Perovskite oxides with flexible compositions and electronic structures have great potential for application in electrocatalytic water oxidation reactions. However, few studies have focused on the application of perovskite oxides in electrocatalytic oxidation reactions of organic molecules, probably due to the absence of active species because of the poor conductivity and high energy barrier of the surface reconstruction. Herein, we report Cu3N nanosheets with a typical antiperovskite structure as electrocatalysts for selectively converting methanol to formate.
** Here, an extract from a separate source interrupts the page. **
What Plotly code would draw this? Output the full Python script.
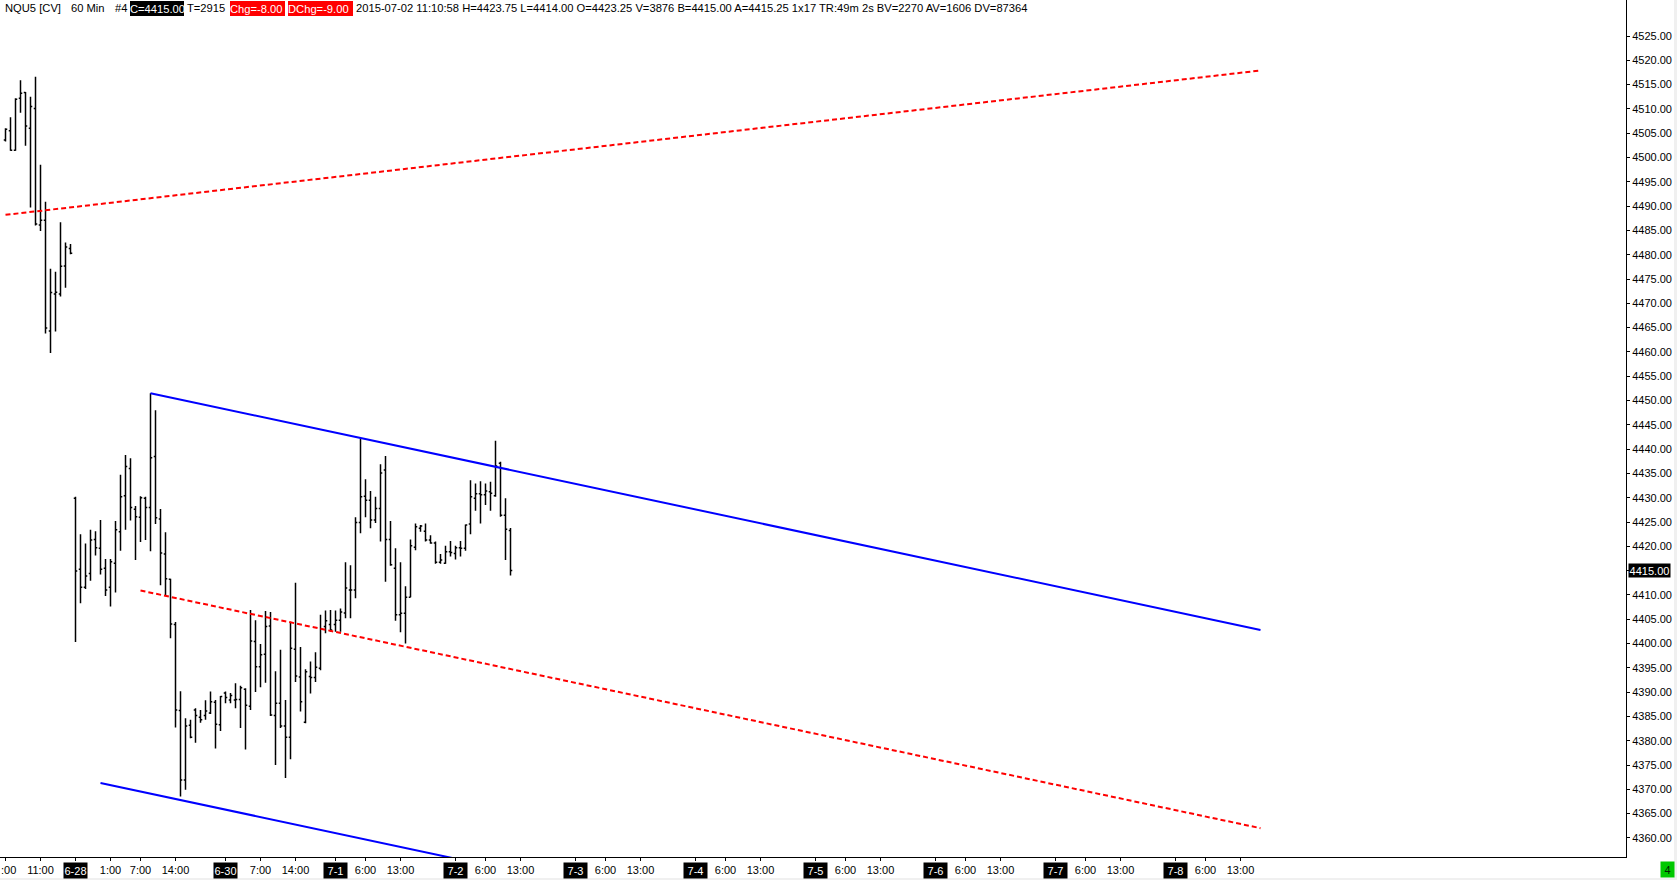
import plotly.graph_objects as go

# ---------------- data ----------------
bar_index = list(range(102))

opens = [4503.6, 4505.5, 4501.5, 4512.2, 4513.4, 4506.0, 4510.1, 4486.1, 4487.1, 4464.3, 4471.9, 4471.9, 4477.7, 4481.3,
         4429.9, 4415.3, 4411.6, 4414.4, 4421.4, 4419.6, 4415.5, 4411.6, 4416.5, 4423.0, 4430.4, 4436.0, 4427.6, 4426.0,
         4429.9, 4428.0, 4438.5, 4425.6, 4418.4, 4413.2, 4403.9, 4386.2, 4371.9, 4383.2, 4386.3, 4384.8, 4385.2, 4385.7,
         4387.9, 4383.3, 4389.8, 4388.4, 4388.4, 4388.5, 4390.6,
         4387.1, 4400.4, 4395.2, 4397.8, 4403.6, 4385.2, 4387.7, 4383.0, 4380.7, 4398.8, 4393.1, 4383.8,
         4393.2, 4393.0, 4394.9, 4403.5, 4403.9, 4403.9, 4404.8, 4406.3, 4411.0, 4411.0, 4424.9, 4430.3, 4429.5, 4425.4,
         4427.8, 4435.7, 4421.4, 4415.5, 4405.9, 4406.2, 4409.5, 4419.8, 4423.7, 4423.1, 4421.3, 4420.7,
         4416.7, 4416.5, 4418.9, 4418.5, 4419.7, 4419.6, 4424.6, 4429.9, 4430.8, 4430.6, 4431.2, 4430.4, 4437.1, 4426.4,
         4423.25]

highs = [4506.0, 4508.3, 4512.2, 4515.9, 4513.5, 4512.5, 4516.6, 4498.5, 4490.9, 4477.1, 4476.5, 4486.7, 4482.5, 4482.2,
         4430.2, 4422.5, 4420.6, 4423.4, 4423.1, 4425.4, 4417.4, 4417.4, 4425.2, 4434.7, 4438.8, 4438.1, 4428.3, 4430.3,
         4430.2, 4451.5, 4448.0, 4427.7, 4422.9, 4413.3, 4404.4, 4390.2, 4384.6, 4384.3, 4386.7, 4386.3, 4388.3, 4390.1,
         4388.4, 4389.2, 4390.1, 4389.8, 4391.8, 4391.3, 4390.8,
         4406.9, 4404.8, 4399.9, 4406.7, 4406.5, 4394.3, 4398.7, 4388.4, 4404.5, 4412.5, 4399.3, 4394.7,
         4396.3, 4398.2, 4405.9, 4406.8, 4406.9, 4406.8, 4407.2, 4416.7, 4416.1, 4426.0, 4442.2, 4433.8, 4431.4, 4430.2,
         4436.9, 4438.6, 4425.2, 4419.6, 4416.7, 4411.8, 4421.4, 4424.7, 4424.4, 4424.7, 4422.3, 4421.0,
         4418.4, 4420.1, 4421.1, 4420.1, 4421.1, 4424.5, 4433.6, 4432.9, 4433.4, 4432.9, 4433.3, 4441.7, 4437.4, 4429.9,
         4423.75]

lows = [4503.3, 4501.4, 4501.4, 4509.2, 4502.4, 4489.7, 4486.0, 4484.9, 4463.8, 4459.8, 4464.2, 4471.4, 4473.2, 4480.1,
        4400.3, 4408.3, 4411.2, 4412.9, 4418.1, 4414.2, 4409.8, 4407.6, 4410.5, 4419.1, 4423.4, 4425.3, 4417.2, 4420.9,
        4421.3, 4419.0, 4424.6, 4412.0, 4410.0, 4401.1, 4382.7, 4368.5, 4369.9, 4380.5, 4379.6, 4383.7, 4384.3, 4385.5,
        4378.4, 4382.0, 4387.7, 4387.7, 4386.7, 4382.6, 4378.2,
        4386.3, 4390.0, 4391.0, 4391.9, 4385.1, 4375.0, 4382.6, 4372.3, 4376.2, 4392.1, 4386.0, 4383.6,
        4389.7, 4392.1, 4394.5, 4402.1, 4402.4, 4402.4, 4402.4, 4405.2, 4405.2, 4409.3, 4422.7, 4426.0, 4423.7, 4424.8,
        4421.0, 4412.7, 4416.0, 4404.7, 4402.3, 4400.0, 4409.5, 4419.2, 4423.0, 4421.0, 4420.5, 4416.4,
        4416.4, 4416.4, 4417.9, 4417.3, 4417.9, 4419.1, 4422.5, 4427.3, 4424.7, 4428.5, 4427.3, 4430.2, 4426.1, 4417.2,
        4414.0]

closes = [4505.8, 4501.5, 4512.0, 4513.2, 4506.5, 4510.5, 4486.3, 4487.1, 4464.9, 4472.2, 4472.3, 4477.6, 4481.6, 4480.3,
          4414.9, 4411.6, 4413.9, 4421.3, 4419.7, 4415.3, 4411.0, 4416.8, 4423.4, 4430.2, 4436.4, 4428.0, 4426.1, 4430.0,
          4428.0, 4438.2, 4425.9, 4418.6, 4413.3, 4404.0, 4386.3, 4371.9, 4383.0, 4380.7, 4385.2, 4384.3, 4386.1, 4388.0,
          4383.4, 4389.1, 4388.9, 4389.3, 4388.5, 4390.9, 4387.3,
          4400.5, 4395.2, 4397.7, 4403.5, 4385.3, 4387.7, 4383.0, 4380.7, 4399.0, 4393.3, 4388.0, 4394.2,
          4393.0, 4395.1, 4403.0, 4404.7, 4402.8, 4404.8, 4406.5, 4411.4, 4411.0, 4424.9, 4430.2, 4429.5, 4425.4, 4427.8,
          4435.1, 4421.4, 4416.2, 4405.9, 4406.2, 4409.5, 4420.1, 4424.0, 4424.2, 4421.3, 4420.7, 4416.7,
          4417.2, 4418.9, 4418.7, 4419.7, 4419.6, 4424.4, 4430.2, 4430.8, 4430.6, 4431.4, 4430.9, 4436.5, 4426.4, 4423.5,
          4415.0]

# trend lines (bar index, price)
red_upper_x = [0, 251]
red_upper_y = [4488.2, 4517.9]
blue_upper_x = [29, 251]
blue_upper_y = [4451.5, 4402.8]
blue_lower_x = [19, 251]
blue_lower_y = [4371.3, 4320.4]
red_lower_x = [27, 251]
red_lower_y = [4410.9, 4362.0]

# x-axis labels (the first one is shown only partly, as ":00", at the left edge)
edge_tick_pos = 0
edge_tick_text = ":00"
hour_tick_pos = [7, 21, 27, 34, 51, 58, 72, 79, 96, 103, 120, 127, 144, 151, 168, 175, 192, 199, 216, 223, 240, 247]
hour_tick_text = ["11:00", "1:00", "7:00", "14:00", "7:00", "14:00", "6:00", "13:00", "6:00", "13:00",
                  "6:00", "13:00", "6:00", "13:00", "6:00", "13:00", "6:00", "13:00", "6:00", "13:00", "6:00", "13:00"]
day_tick_pos = [14, 44, 66, 90, 114, 138, 162, 186, 210, 234]
day_tick_text = ["6-28", "6-30", "7-1", "7-2", "7-3", "7-4", "7-5", "7-6", "7-7", "7-8"]

# y-axis labels
price_ticks = [4360, 4365, 4370, 4375, 4380, 4385, 4390, 4395, 4400, 4405, 4410, 4415, 4420, 4425, 4430, 4435,
               4440, 4445, 4450, 4455, 4460, 4465, 4470, 4475, 4480, 4485, 4490, 4495, 4500, 4505, 4510, 4515,
               4520, 4525]
last_price = 4415.00

header_plain = [("NQU5 [CV]", 4.3), ("60 Min", 69.6), ("#4", 114), ("T=2915", 185.7),
                ("2015-07-02 11:10:58 H=4423.75 L=4414.00 O=4423.25 V=3876 B=4415.00 A=4415.25 1x17 TR:49m 2s "
                 "BV=2270 AV=1606 DV=87364", 354.6)]
header_boxes = [("C=4415.00", 129.6, 54, "black"), ("Chg=-8.00", 229.6, 55, "#ff0000"),
                ("DChg=-9.00", 287.5, 65, "#ff0000")]

# ---------------- figure ----------------
FONT = "Liberation Sans, Arial, sans-serif"
PW, PH = 1626, 857  # plot area size in px

fig = go.Figure()
fig.add_trace(go.Ohlc(
    x=bar_index, open=opens, high=highs, low=lows, close=closes,
    increasing=dict(line=dict(color="black", width=1.5)),
    decreasing=dict(line=dict(color="black", width=1.5)),
    tickwidth=0.35, hoverinfo="skip", showlegend=False))

for xs, ys, col, dash in [(red_upper_x, red_upper_y, "#ff0000", "5px,3px"),
                          (blue_upper_x, blue_upper_y, "#0000ff", "solid"),
                          (blue_lower_x, blue_lower_y, "#0000ff", "solid"),
                          (red_lower_x, red_lower_y, "#ff0000", "5px,3px")]:
    fig.add_trace(go.Scatter(x=xs, y=ys, mode="lines", line=dict(color=col, width=2, dash=dash),
                             hoverinfo="skip", showlegend=False))

annotations = []
hy = (PH - 8.5) / PH
for txt, px in header_plain:
    annotations.append(dict(text=txt, xref="paper", yref="paper", x=px / PW, y=hy, xanchor="left",
                            yanchor="middle", showarrow=False, borderpad=0,
                            font=dict(family=FONT, size=11.2, color="black")))
for txt, px, w, bg in header_boxes:
    annotations.append(dict(text=txt, xref="paper", yref="paper", x=px / PW, y=hy, xanchor="left",
                            yanchor="middle", showarrow=False, width=w, height=15, align="left",
                            bgcolor=bg, borderpad=0, borderwidth=0,
                            font=dict(family=FONT, size=11.2, color="white")))
for pos, txt in zip(day_tick_pos, day_tick_text):
    annotations.append(dict(text=txt, xref="x", yref="paper", x=pos, y=(PH - 870) / PH, xanchor="center",
                            yanchor="middle", showarrow=False, width=23, height=15, align="center",
                            bgcolor="black", borderpad=0, font=dict(family=FONT, size=11, color="white")))
annotations.append(dict(text=edge_tick_text, xref="paper", yref="paper", x=0, y=(PH - 870) / PH,
                        xanchor="left", yanchor="middle", showarrow=False, borderpad=0,
                        font=dict(family=FONT, size=11, color="black")))
annotations.append(dict(text=f"{last_price:.2f}", xref="paper", yref="y", x=1628 / PW, y=last_price,
                        xanchor="left", yanchor="middle", showarrow=False, width=41, height=13, align="center",
                        bgcolor="black", borderpad=0, font=dict(family=FONT, size=11, color="white")))
annotations.append(dict(text="4", xref="paper", yref="paper", x=1667.5 / PW, y=(PH - 869.5) / PH,
                        xanchor="center", yanchor="middle", showarrow=False, width=13, height=15,
                        bgcolor="#00c800", borderpad=0, font=dict(family=FONT, size=11, color="#002000")))

shapes = [dict(type="rect", xref="paper", yref="paper", x0=0, x1=1677 / PW, y0=(PH - 880) / PH,
               y1=(PH - 878) / PH, fillcolor="#f0f0f0", line=dict(width=0), layer="below"),
          dict(type="rect", xref="paper", yref="paper", x0=1674 / PW, x1=1677 / PW, y0=(PH - 880) / PH,
               y1=1, fillcolor="#f0f0f0", line=dict(width=0), layer="below")]

fig.update_layout(
    width=1677, height=880,
    margin=dict(l=0, r=51, t=0, b=23, pad=0, autoexpand=False),
    paper_bgcolor="white", plot_bgcolor="white", showlegend=False,
    font=dict(family=FONT, size=11, color="black"),
    annotations=annotations, shapes=shapes,
    xaxis=dict(range=[-1.1, 324.1], tickmode="array", automargin=False,
               tickvals=[edge_tick_pos] + hour_tick_pos + day_tick_pos,
               ticktext=[""] + hour_tick_text + [""] * len(day_tick_pos),
               ticks="outside", ticklen=3, tickcolor="black", tickangle=0,
               showline=True, linecolor="black", linewidth=1, showgrid=False, zeroline=False,
               rangeslider=dict(visible=False),
               tickfont=dict(family=FONT, size=11, color="black")),
    yaxis=dict(side="right", range=[4356.07, 4532.41], tickmode="array", automargin=False,
               tickvals=price_ticks,
               ticktext=["" if v == last_price else f"{v:.2f}" for v in price_ticks],
               ticks="outside", ticklen=3, tickcolor="black",
               showline=True, linecolor="black", linewidth=1, showgrid=False, zeroline=False,
               tickfont=dict(family=FONT, size=11, color="black")),
)

fig.write_html("out.html", config={"displayModeBar": False},
               post_script="document.body.style.margin='0px';document.body.style.overflow='hidden';")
The as-prepared antiperovskite nitride Cu3N samples exhibit a Faradic efficiency exceeding 90% for methanol to formate over a wide potential range, which was further confirmed by online electrochemical mass spectrometry and in situ infrared reflectance absorption spectroscopy. Moreover, the high-resolution transmission electron microscopy, X-ray absorption spectroscopy, and in situ Raman spectroscopy results indicate that the core-shell structure formed by generating surface Cu(II) species triggers the electrocatalytic methanol oxidation reaction activity, whereas the pristine Cu3N core facilitates the electron transport inside the catalyst during the electrocatalytic process. This study provides a modelable scheme for the highly selective conversion of methanol and introduces a novel nonoxide perovskite material for the electrochemical conversion of small-organic molecules.